The day-over-day jump in SI is worth watching, but it does not yet constitute a meaningful short thesis. What it does is align directionally with the options signal: incremental skepticism is building, not retreating.
The analyst community remains broadly constructive. Wells Fargo maintains Overweight with a $145 target. JP Morgan is at Overweight with a $135 target. UBS holds a Buy rating at $145. The mean target is $129.74, implying roughly 8% upside from the current $120.24 close.
One outlier: Citigroup reinstated coverage at Neutral with a $125 target on May 6 — the only major recent action at a cautious rating. The stock has gained 7.5% over the past month and 6.4% over the past week, recovering from its post-earnings dip with speed that suggests buyers stepped in below $115.
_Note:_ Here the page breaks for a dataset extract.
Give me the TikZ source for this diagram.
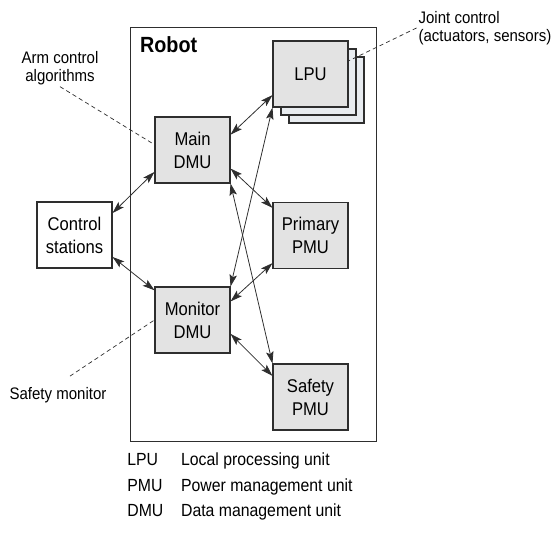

One understated data point: MRK's dividend score ranks at the 99th percentile on ORTEX factor rankings. For income-oriented holders, the yield provides a floor that may be limiting how aggressively the short side can press. The near-record-low cost to borrow confirms there is no urgency in the borrow market, whatever the options signal says about near-term sentiment.
What to watch: Whether the PCR normalises below its 20-day mean of 0.86 over the next two weeks. A sustained elevated reading through June would suggest the post-earnings hedging is structural, not residual.